Oct 18: Ari Goldberg (Tufts)
Oct 25: Youngah Do (MIT)
Nov 1: Sverre Stauland (Harvard)
Nov 8: Natalie Boll-Avetisyan (Potsdam)
Nov 15: Michael Kenstowicz (MIT)
Nov 29: RUMMIT Practice talks
Please join us for Syntax Square this week:
Speaker: Coppe van Urk
Title: Adjunct Infinitives and Parasitic Gaps in Dutch
Time: Tuesday, 10/5, 1-2PM
This talk attempts to illustrate the value of using a more extensive classification of different adjunct types, drawing on Huettner’s (1989) survey of English infinitival adjuncts. To achieve this, a puzzle in the distribution of parasitic gaps in Dutch across adjunct types is presented. On the basis of independent properties of different adjuncts, it is argued that adjunct infinitives occupy at least three distinct positions in the Dutch clause. Under standard assumptions about parasitic gaps, this proposal is shown to derive the right distributional pattern. The relationship between this analysis and the analysis of Dutch object scrambling is then briefly discussed.
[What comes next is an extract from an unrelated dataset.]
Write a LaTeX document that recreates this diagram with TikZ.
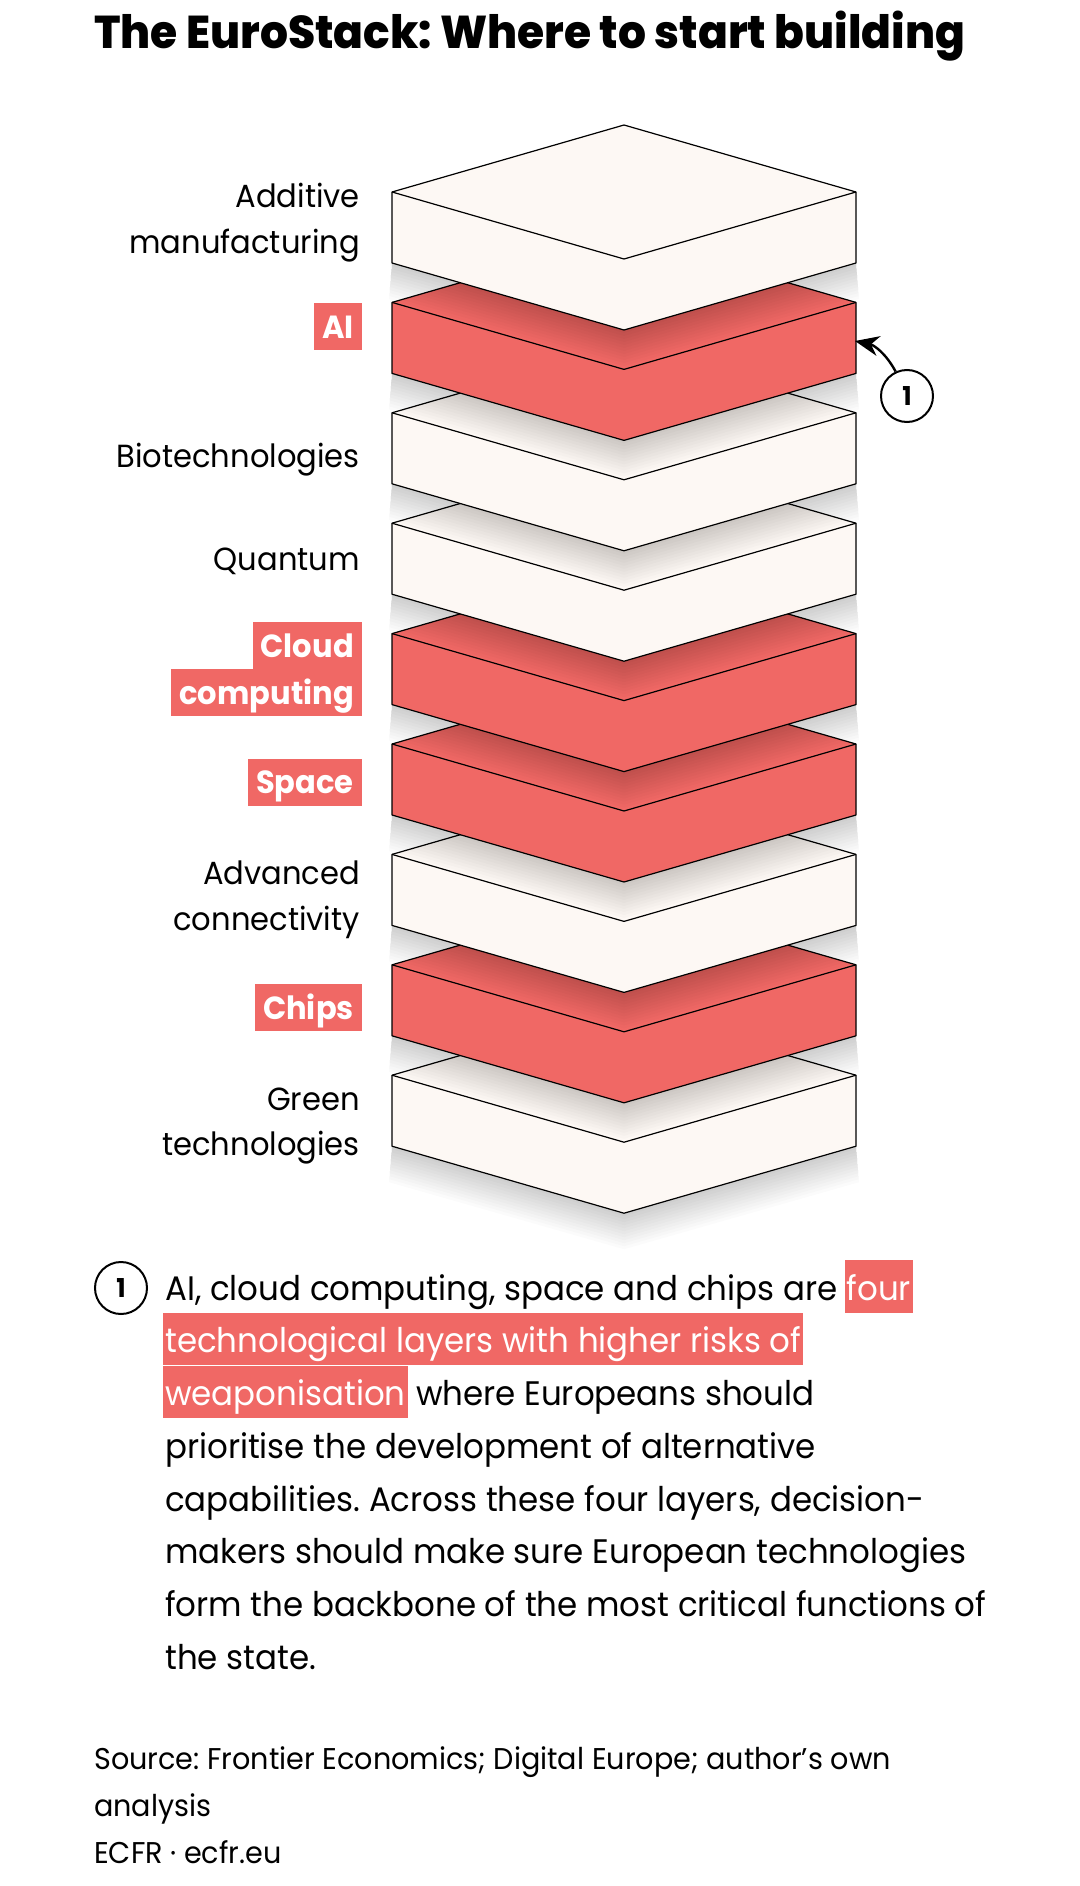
\documentclass[tikz,border=0pt]{standalone}
\usepackage{fontspec}
\setmainfont{Poppins}[FakeStretch=0.955]
\newfontfamily\titlefont{Poppins ExtraBold}[FakeStretch=0.955]
\usetikzlibrary{positioning, arrows.meta}
\definecolor{stackred}{HTML}{F06865}
\definecolor{stackcream}{HTML}{FDF8F4}
\frenchspacing
\tikzset{
lbl/.style={anchor=base east, inner sep=0pt, font=\fontsize{32}{40}\selectfont},
hilbl/.style={anchor=base east, fill=stackred, text=white, inner xsep=8pt, inner ysep=0pt,
  text height=35pt, text depth=12pt, font=\bfseries\fontsize{32}{40}\selectfont},
bodytxt/.style={anchor=base west, inner sep=0pt, font=\fontsize{34}{40}\selectfont},
hibody/.style={bodytxt, fill=stackred, text=white, inner xsep=2pt, text height=40pt, text depth=12.7pt},
srctxt/.style={anchor=base west, inner sep=0pt, font=\fontsize{30}{36}\selectfont},
numcirc/.style={circle, draw, line width=2pt, minimum size=52pt, inner sep=0pt,
  font=\bfseries\fontsize{26}{26}\selectfont},
}

\begin{document}
\begin{tikzpicture}[x=1pt, y=-1pt]
\useasboundingbox (0,0) rectangle (1079,1886);
\fill[white] (0,0) rectangle (1079,1886);
\node[anchor=base west, inner sep=0pt, font=\titlefont\fontsize{46}{52}\selectfont] (title) at (94,49)
  {The EuroStack: Where to start building};

% the stack, bottom layer first
\foreach \i/\col in {8/stackcream, 7/stackred, 6/stackcream, 5/stackred, 4/stackred,
  3/stackcream, 2/stackcream, 1/stackred, 0/stackcream}
{
\pgfmathsetmacro\yc{192+110.4*\i}
\foreach \k in {1,...,12}
\fill[black, opacity=0.014] (392,\yc+71) -- (624,\yc+138) -- (856,\yc+71)
  -- (856+\k*0.25,\yc+71+\k*3) -- (624,\yc+138+\k*3) -- (392-\k*0.25,\yc+71+\k*3) -- cycle;
\filldraw[fill=\col, line width=1.2pt, line join=round] (392,\yc) -- (624,\yc-67) -- (856,\yc)
  -- (856,\yc+71) -- (624,\yc+138) -- (392,\yc+71) -- cycle;
\draw[line width=1.2pt, line join=round] (392,\yc) -- (624,\yc+67) -- (856,\yc);
}

% layer names
\foreach \nm/\y/\txt in {additive/207.5/Additive, manuf/254/manufacturing, bio/467.7/Biotechnologies,
  quantum/570/Quantum, advanced/884/Advanced, connect/930/connectivity, green/1110/Green,
  greentech/1155/technologies}
\node[lbl] (\nm) at (360,\y) {\txt};
\foreach \nm/\y/\txt in {ai/338/AI, cloud/657/Cloud, computing/704/computing~, space/793.7/Space,
  chips/1019.3/Chips}
\node[hilbl] (\nm) at (362,\y) {\txt};

% note 1
\node[numcirc] (note) at (907,396) {1};
\coordinate (aiedge) at (855,341);
\draw[-{Stealth[length=24pt,width=20pt]}, line width=2.4pt] (note.115) to[bend right=25] (aiedge);

% text below
\node[numcirc] (notetxt) at (121,1288) {1};
\node[bodytxt] (line1) at (165,1300) {AI, cloud computing, space and chips are};
\node[hibody, anchor=base west] (four) at ([xshift=7pt]line1.base east) {four};
\node[hibody] (line2) at (163,1352.75) {technological layers with higher risks of};
\node[hibody] (weapon) at (163,1405.5) {weaponisation~};
\node[bodytxt] (line3) at ([xshift=8pt]weapon.base east) {where Europeans should};
\foreach \n/\txt in {4/prioritise the development of alternative,
  5/{capabilities. Across these four layers, decision-},
  6/makers should make sure European technologies,
  7/form the backbone of the most critical functions of, 8/the state.}
\node[bodytxt] (line\n) at (165,{1300+(\n-1)*52.75}) {\txt};

\node[srctxt] (src1) at (94,1769) {Source: Frontier Economics; Digital Europe; author’s own};
\node[srctxt] (src2) at (94,1816) {analysis};
\node[srctxt] (src3) at (94,1863) {ECFR · ecfr.eu};
\end{tikzpicture}
\end{document}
If you are interested in presenting in Syntax Square this semester, please contact Claire Halpert (email@example.com) or Natasha Ivlieva (firstname.lastname@example.org).
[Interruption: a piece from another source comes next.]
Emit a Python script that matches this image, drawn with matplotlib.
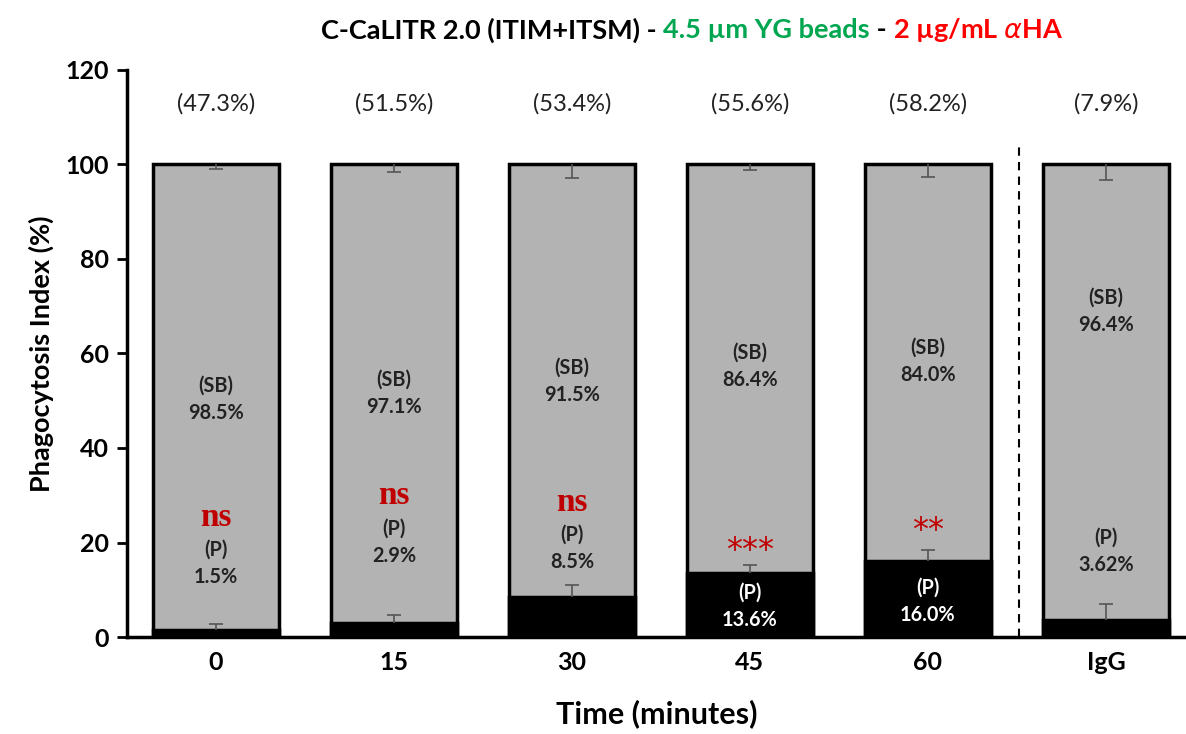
import numpy as np
import matplotlib
matplotlib.use("Agg")
import matplotlib.pyplot as plt

plt.rcParams['font.family'] = ['Lato', 'DejaVu Sans']

# data
groups = ["0", "15", "30", "45", "60", "IgG"]
p_vals = [1.5, 2.9, 8.5, 13.6, 16.0, 3.62]
sb_vals = [98.5, 97.1, 91.5, 86.4, 84.0, 96.4]
p_err = [1.2, 1.8, 2.6, 1.6, 2.5, 3.3]
top_err = [1.0, 1.6, 2.8, 1.2, 2.6, 3.4]
pct_total = ["(47.3%)", "(51.5%)", "(53.4%)", "(55.6%)", "(58.2%)", "(7.9%)"]
sig = ["ns", "ns", "ns", "***", "**", ""]

# label positions (data y)
sb_y = [50.2, 51.5, 54.1, 57.2, 58.4, 68.9]
p_y = [15.6, 20.0, 18.7, 6.5, 7.5, 18.1]
sig_y = [25.2, 30.0, 28.4, 18.3, 22.6, 0]

fig = plt.figure(figsize=(11.86, 7.34), dpi=100)
ax = fig.add_axes([0.107, 0.132, 0.893, 0.773])

x = np.arange(len(groups))
w = 0.71
zeros = np.zeros(len(x))
ax.bar(x, [100] * len(x), width=w, color="#b3b3b3", edgecolor="black", linewidth=2.5, zorder=2)
ax.bar(x, p_vals, width=w, color="black", edgecolor="black", linewidth=2.5, zorder=3)

# one-sided error bars (hide cap on the zero side)
eb1 = ax.errorbar(x, p_vals, yerr=[zeros, p_err], fmt="none", ecolor="#555555",
                  elinewidth=1.2, capsize=5, capthick=1.2, zorder=4)
eb1[1][0].set_visible(False)
eb2 = ax.errorbar(x, [100] * len(x), yerr=[top_err, zeros], fmt="none", ecolor="#555555",
                  elinewidth=1.2, capsize=5, capthick=1.2, zorder=4)
eb2[1][1].set_visible(False)

for i in range(len(x)):
    ax.text(x[i], 112.8, pct_total[i], ha="center", va="center", fontsize=17, color="#222222")
    ax.text(x[i], sb_y[i], "(SB)\n" + f"{sb_vals[i]:.1f}%", ha="center", va="center",
            fontsize=14.3, fontweight="bold", color="#222222", linespacing=1.45)
    plab = f"{p_vals[i]:.2f}%" if groups[i] == "IgG" else f"{p_vals[i]:.1f}%"
    pc = "white" if p_vals[i] > 10 else "#222222"
    ax.text(x[i], p_y[i], "(P)\n" + plab, ha="center", va="center",
            fontsize=14.3, fontweight="bold", color=pc, linespacing=1.45, zorder=5)
    if sig[i] == "ns":
        ax.text(x[i], sig_y[i], "ns", ha="center", va="center", fontsize=24,
                fontweight="bold", color="#c00000", family="Liberation Serif")
    elif sig[i]:
        ax.text(x[i], sig_y[i], sig[i], ha="center", va="center", fontsize=23,
                color="#c00000", family="DejaVu Sans")

ax.plot([4.51, 4.51], [0, 104], color="black", linestyle=(0, (4, 3)), linewidth=1.5, zorder=1)

ax.set_xlim(-0.5, 5.45)
ax.set_ylim(0, 120)
ax.set_yticks(range(0, 121, 20))
ax.set_xticks(x)
ax.set_xticklabels(groups)
for lab in ax.get_xticklabels() + ax.get_yticklabels():
    lab.set_fontweight("bold")
    lab.set_fontsize(18)
ax.tick_params(axis="x", length=0, pad=10)
ax.tick_params(axis="y", length=7, width=2, direction="out", pad=6)
ax.spines["top"].set_visible(False)
ax.spines["right"].set_visible(False)
ax.spines["left"].set_linewidth(2.5)
ax.spines["bottom"].set_linewidth(2.5)

ax.set_ylabel("Phagocytosis Index (%)", fontsize=19.5, fontweight="bold", labelpad=8)
ax.set_xlabel("Time (minutes)", fontsize=22, fontweight="bold", labelpad=18)

# multi-colour title
fig.canvas.draw()
r = fig.canvas.get_renderer()
parts = [("C-CaLITR 2.0 (ITIM+ITSM) - ", "black"), ("4.5 \u00b5m YG beads", "#00a650"),
         (" - ", "black"), ("2 \u00b5g/mL $\\alpha$HA", "red")]
xpos = 321 / 1186
for txt, col in parts:
    t = fig.text(xpos, 1 - 30 / 734, txt, color=col, fontsize=19.5, fontweight="bold", va="center")
    bb = t.get_window_extent(renderer=r)
    xpos += bb.width / fig.bbox.width

fig.savefig("out.png", dpi=100)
Speaker: Peter Graff (MIT)
Title: A Cross-linguistic Investigation of the OCP-Place
Time: Thursday 10/7, 12:30—1:45pm
We expand the seminal work of Frisch et al. (2004) by presenting a large scale investigation of place-driven consonant co-occurrence restrictions (OCP-Place) in Arabic, Amharic, Aymara, Ch’ol, Dutch, English, French, German, Greek, Hebrew, Javanese, Muna, Quechua, Tagalog, Turkish and Zulu utilizing the framework of the Generalized Linear Model. We propose a constraint set that successfully accounts for OCP-Place and identity effects in all languages. A markedness-based account of the cross-linguistic dispreference for co-occurring similar consonants sharing place features and preference for co-occurring identical consonants is presented. Concretely, it will be shown that OCP-Place typology can be accounted for by a set of probabilistic constraints that penalize featural co-occurrence of similar consonant pairs according to the Similarity Metric of Natural Classes (Frisch et al., 2004) weighted depending on the major place feature they share (Similarity-LAB, Similarity-COR, Similarity-DOR; contra FBP, who propose that the relative similarity of consonants sharing different major place features follows from the organization of the consonant inventory of the language). We also show that identity effects are best accounted for by postulating a violable markedness constraint penalizing non-identical pairs of consonants (Identity; cf BeIdentical; MacEachern, 1997) but note that the domain of this constraint must crucially be restricted to the first and second position of a consonant template.
Jessie Little Doe Baird (SM, MIT Linguistics 2000), of the Wôpanâak Language Reclamation Project, has received a MacArthur “genius grant”. Background info on Baird appears in a 2008 article in the Technology Review. There is a nice video prepared by the MacArthur Foundation, a Boston Globe article, a couple of paragraphs in an MIT News item, which includes quotes from Norvin Richards, who continues Ken Hale’s work with the project: http://web.mit.edu/norvin/www/wopanaak.html. Here are Norvin’s remarks in full:
This award recognizes many years of enormously hard work in pursuit of a dream. It’s hard to imagine a better person to receive this grant! I joined the project in 1999 when I joined the faculty here; at that point, joining the project meant meeting regularly with Jessie and Ken in Ken’s office, poring over 17th-century Wôpanâak texts to try to understand what they could teach us about the grammar and vocabulary of the language. I am honored to still be part of the project today, working together with Jessie on a dictionary, a textbook, and a variety of other educational materials. Today, the project offers language classes at a variety of levels, staffed by Jessie and by her former language students, culminating in a summer Immersion Camp at which only Wôpanâak is spoken. Children are beginning to acquire the language as well, including Jessie’s own daughter Mae Alice Baird, raised by Jessie and her husband Jason entirely in Wôpanâak.
The world is currently in the middle of a massive wave of language extinction. Some linguists estimate that 90% of the world’s languages will vanish in the coming century. The indigenous languages of America are particularly hard hit. Against that backdrop, the success of the Wôpanâak Language Reclamation Project is a rare piece of good news. If Jessie succeeds, she will have shown that for languages, ‘death’ is not permanent; with enough dedication and hard work, as long as a language is sufficiently well documented, we can hope to bring it back to life.